# Data in this exercise
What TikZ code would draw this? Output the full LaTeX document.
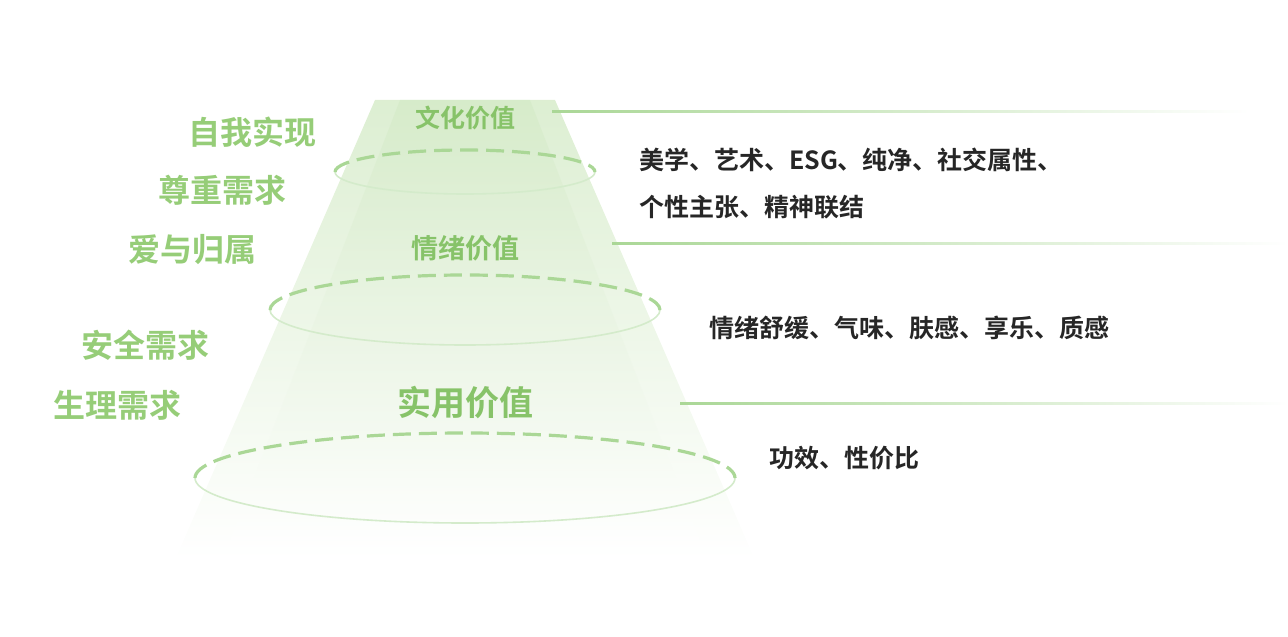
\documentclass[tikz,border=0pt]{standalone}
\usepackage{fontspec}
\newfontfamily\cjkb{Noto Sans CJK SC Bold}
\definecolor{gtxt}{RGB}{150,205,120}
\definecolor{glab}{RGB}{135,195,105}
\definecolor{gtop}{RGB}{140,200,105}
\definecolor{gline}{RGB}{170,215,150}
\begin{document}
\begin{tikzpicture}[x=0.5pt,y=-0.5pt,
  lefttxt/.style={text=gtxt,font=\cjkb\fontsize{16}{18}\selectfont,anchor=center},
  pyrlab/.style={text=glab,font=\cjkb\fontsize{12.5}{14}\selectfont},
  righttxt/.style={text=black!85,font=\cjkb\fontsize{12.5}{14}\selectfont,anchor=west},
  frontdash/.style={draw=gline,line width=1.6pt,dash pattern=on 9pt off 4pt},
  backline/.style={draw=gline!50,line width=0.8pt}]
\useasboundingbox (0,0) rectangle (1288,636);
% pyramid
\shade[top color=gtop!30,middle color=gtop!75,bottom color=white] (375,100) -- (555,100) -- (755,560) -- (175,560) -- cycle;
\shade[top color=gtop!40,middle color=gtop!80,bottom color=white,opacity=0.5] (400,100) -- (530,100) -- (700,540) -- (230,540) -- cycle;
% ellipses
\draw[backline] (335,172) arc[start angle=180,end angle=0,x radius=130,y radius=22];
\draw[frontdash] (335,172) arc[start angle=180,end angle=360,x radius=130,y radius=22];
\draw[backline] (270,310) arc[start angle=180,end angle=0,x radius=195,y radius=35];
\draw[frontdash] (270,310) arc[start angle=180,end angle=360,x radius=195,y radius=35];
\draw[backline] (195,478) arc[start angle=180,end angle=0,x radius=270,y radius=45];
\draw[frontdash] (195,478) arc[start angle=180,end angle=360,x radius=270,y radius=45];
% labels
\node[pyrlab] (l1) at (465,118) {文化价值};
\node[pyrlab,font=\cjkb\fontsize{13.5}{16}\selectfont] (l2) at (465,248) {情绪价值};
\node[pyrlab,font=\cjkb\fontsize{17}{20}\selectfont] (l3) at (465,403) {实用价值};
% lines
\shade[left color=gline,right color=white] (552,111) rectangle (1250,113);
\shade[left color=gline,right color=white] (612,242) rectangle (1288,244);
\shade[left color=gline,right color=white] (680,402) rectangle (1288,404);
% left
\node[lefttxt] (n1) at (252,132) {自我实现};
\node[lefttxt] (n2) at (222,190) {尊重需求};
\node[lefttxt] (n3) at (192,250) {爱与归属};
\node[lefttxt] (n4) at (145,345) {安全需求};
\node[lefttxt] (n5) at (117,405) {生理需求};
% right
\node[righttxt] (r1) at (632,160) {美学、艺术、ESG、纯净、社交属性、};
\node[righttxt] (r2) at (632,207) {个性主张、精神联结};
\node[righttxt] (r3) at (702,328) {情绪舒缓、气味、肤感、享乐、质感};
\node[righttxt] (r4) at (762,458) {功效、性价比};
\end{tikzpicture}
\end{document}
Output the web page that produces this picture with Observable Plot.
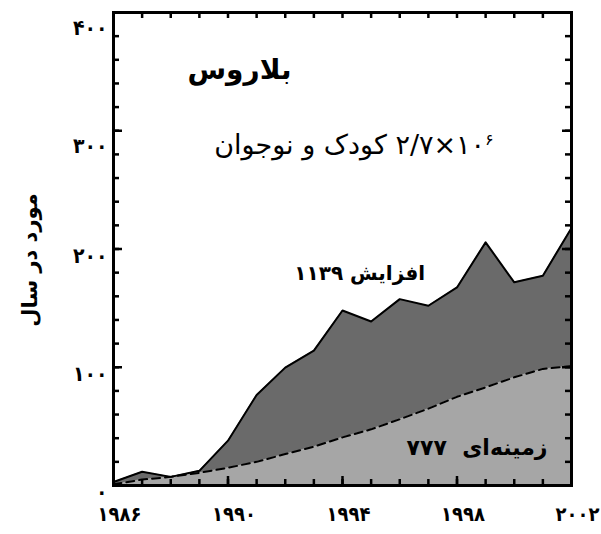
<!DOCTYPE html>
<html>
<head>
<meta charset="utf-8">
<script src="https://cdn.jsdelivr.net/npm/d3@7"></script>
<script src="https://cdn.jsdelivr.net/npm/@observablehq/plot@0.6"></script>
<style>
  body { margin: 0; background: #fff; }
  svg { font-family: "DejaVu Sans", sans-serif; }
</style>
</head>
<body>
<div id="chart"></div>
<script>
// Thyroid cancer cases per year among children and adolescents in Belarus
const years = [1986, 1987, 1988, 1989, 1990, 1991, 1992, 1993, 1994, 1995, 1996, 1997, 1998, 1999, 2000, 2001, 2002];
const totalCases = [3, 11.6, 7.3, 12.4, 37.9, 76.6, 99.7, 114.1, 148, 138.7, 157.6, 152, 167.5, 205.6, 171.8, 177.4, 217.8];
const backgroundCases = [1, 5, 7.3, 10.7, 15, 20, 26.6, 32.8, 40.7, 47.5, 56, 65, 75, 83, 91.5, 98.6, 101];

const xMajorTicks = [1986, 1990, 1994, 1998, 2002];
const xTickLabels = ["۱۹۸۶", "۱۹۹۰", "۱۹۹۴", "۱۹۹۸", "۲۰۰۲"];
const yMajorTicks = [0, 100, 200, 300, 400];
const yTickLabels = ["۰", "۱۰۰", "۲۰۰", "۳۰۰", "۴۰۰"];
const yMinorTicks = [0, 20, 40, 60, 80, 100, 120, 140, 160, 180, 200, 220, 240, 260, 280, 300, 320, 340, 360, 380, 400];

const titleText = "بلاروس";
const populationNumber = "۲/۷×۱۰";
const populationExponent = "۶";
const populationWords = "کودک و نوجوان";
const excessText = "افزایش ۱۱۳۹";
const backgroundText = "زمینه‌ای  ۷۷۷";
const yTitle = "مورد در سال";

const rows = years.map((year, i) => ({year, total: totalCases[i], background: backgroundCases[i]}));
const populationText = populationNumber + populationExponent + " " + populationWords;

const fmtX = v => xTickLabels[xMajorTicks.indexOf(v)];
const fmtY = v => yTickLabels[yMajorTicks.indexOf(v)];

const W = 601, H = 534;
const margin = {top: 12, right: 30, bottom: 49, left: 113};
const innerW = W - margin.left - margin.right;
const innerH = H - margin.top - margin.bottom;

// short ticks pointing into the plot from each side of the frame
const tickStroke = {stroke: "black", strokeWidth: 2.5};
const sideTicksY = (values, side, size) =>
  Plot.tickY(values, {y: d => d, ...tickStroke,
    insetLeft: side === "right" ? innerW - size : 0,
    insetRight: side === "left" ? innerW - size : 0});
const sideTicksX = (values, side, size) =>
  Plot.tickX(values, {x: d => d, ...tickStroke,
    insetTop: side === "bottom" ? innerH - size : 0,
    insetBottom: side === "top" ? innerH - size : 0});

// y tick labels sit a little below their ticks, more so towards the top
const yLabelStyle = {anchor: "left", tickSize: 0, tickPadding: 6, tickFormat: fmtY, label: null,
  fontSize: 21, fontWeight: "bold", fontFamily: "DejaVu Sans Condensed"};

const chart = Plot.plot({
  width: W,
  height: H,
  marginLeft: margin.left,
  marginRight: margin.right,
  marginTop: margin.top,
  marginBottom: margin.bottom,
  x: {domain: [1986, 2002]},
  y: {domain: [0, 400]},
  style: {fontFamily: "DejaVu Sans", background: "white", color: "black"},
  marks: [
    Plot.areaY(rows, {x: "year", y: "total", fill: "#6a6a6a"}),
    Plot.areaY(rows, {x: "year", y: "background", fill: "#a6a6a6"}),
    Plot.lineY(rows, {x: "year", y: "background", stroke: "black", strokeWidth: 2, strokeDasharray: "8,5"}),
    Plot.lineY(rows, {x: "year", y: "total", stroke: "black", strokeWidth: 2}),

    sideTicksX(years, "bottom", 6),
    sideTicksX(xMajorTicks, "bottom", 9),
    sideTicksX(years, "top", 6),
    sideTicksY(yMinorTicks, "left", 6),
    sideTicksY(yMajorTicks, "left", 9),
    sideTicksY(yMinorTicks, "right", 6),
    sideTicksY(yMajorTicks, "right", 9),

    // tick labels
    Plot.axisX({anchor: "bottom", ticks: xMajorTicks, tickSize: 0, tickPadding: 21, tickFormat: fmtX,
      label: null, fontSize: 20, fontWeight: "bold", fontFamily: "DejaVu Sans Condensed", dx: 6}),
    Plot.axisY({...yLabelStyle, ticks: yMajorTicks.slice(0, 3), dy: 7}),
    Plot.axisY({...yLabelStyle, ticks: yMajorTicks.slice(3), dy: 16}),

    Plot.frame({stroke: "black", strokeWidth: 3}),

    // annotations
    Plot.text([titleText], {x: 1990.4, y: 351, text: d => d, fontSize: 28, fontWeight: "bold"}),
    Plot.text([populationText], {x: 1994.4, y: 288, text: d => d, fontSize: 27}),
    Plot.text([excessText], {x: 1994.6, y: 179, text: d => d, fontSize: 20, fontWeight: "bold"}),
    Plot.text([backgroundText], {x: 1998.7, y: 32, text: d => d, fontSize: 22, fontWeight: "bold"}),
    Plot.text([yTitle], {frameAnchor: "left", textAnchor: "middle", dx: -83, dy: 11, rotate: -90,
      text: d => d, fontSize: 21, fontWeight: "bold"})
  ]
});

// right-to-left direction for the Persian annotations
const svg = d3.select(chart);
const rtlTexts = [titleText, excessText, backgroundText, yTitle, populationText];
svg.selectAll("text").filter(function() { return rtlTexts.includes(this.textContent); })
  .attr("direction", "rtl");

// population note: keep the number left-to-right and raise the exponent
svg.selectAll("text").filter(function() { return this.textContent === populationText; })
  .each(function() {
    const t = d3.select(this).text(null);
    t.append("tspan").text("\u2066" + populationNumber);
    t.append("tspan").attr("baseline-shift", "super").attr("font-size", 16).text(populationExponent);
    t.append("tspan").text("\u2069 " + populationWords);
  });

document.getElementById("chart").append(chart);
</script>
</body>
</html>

# Written problem
Copy the lines above exactly, starting at the one with "Output the web" and ending at the one with "const innerH = H", both included. Leave out any pictures and add nothing else.

# Final answer
Output the web page that produces this picture with Observable Plot.
<!DOCTYPE html>
<html>
<head>
<meta charset="utf-8">
<script src="https://cdn.jsdelivr.net/npm/d3@7"></script>
<script src="https://cdn.jsdelivr.net/npm/@observablehq/plot@0.6"></script>
<style>
  body { margin: 0; background: #fff; }
  svg { font-family: "DejaVu Sans", sans-serif; }
</style>
</head>
<body>
<div id="chart"></div>
<script>
// Thyroid cancer cases per year among children and adolescents in Belarus
const years = [1986, 1987, 1988, 1989, 1990, 1991, 1992, 1993, 1994, 1995, 1996, 1997, 1998, 1999, 2000, 2001, 2002];
const totalCases = [3, 11.6, 7.3, 12.4, 37.9, 76.6, 99.7, 114.1, 148, 138.7, 157.6, 152, 167.5, 205.6, 171.8, 177.4, 217.8];
const backgroundCases = [1, 5, 7.3, 10.7, 15, 20, 26.6, 32.8, 40.7, 47.5, 56, 65, 75, 83, 91.5, 98.6, 101];

const xMajorTicks = [1986, 1990, 1994, 1998, 2002];
const xTickLabels = ["۱۹۸۶", "۱۹۹۰", "۱۹۹۴", "۱۹۹۸", "۲۰۰۲"];
const yMajorTicks = [0, 100, 200, 300, 400];
const yTickLabels = ["۰", "۱۰۰", "۲۰۰", "۳۰۰", "۴۰۰"];
const yMinorTicks = [0, 20, 40, 60, 80, 100, 120, 140, 160, 180, 200, 220, 240, 260, 280, 300, 320, 340, 360, 380, 400];

const titleText = "بلاروس";
const populationNumber = "۲/۷×۱۰";
const populationExponent = "۶";
const populationWords = "کودک و نوجوان";
const excessText = "افزایش ۱۱۳۹";
const backgroundText = "زمینه‌ای  ۷۷۷";
const yTitle = "مورد در سال";

const rows = years.map((year, i) => ({year, total: totalCases[i], background: backgroundCases[i]}));
const populationText = populationNumber + populationExponent + " " + populationWords;

const fmtX = v => xTickLabels[xMajorTicks.indexOf(v)];
const fmtY = v => yTickLabels[yMajorTicks.indexOf(v)];

const W = 601, H = 534;
const margin = {top: 12, right: 30, bottom: 49, left: 113};
const innerW = W - margin.left - margin.right;
const innerH = H - margin.top - margin.bottom;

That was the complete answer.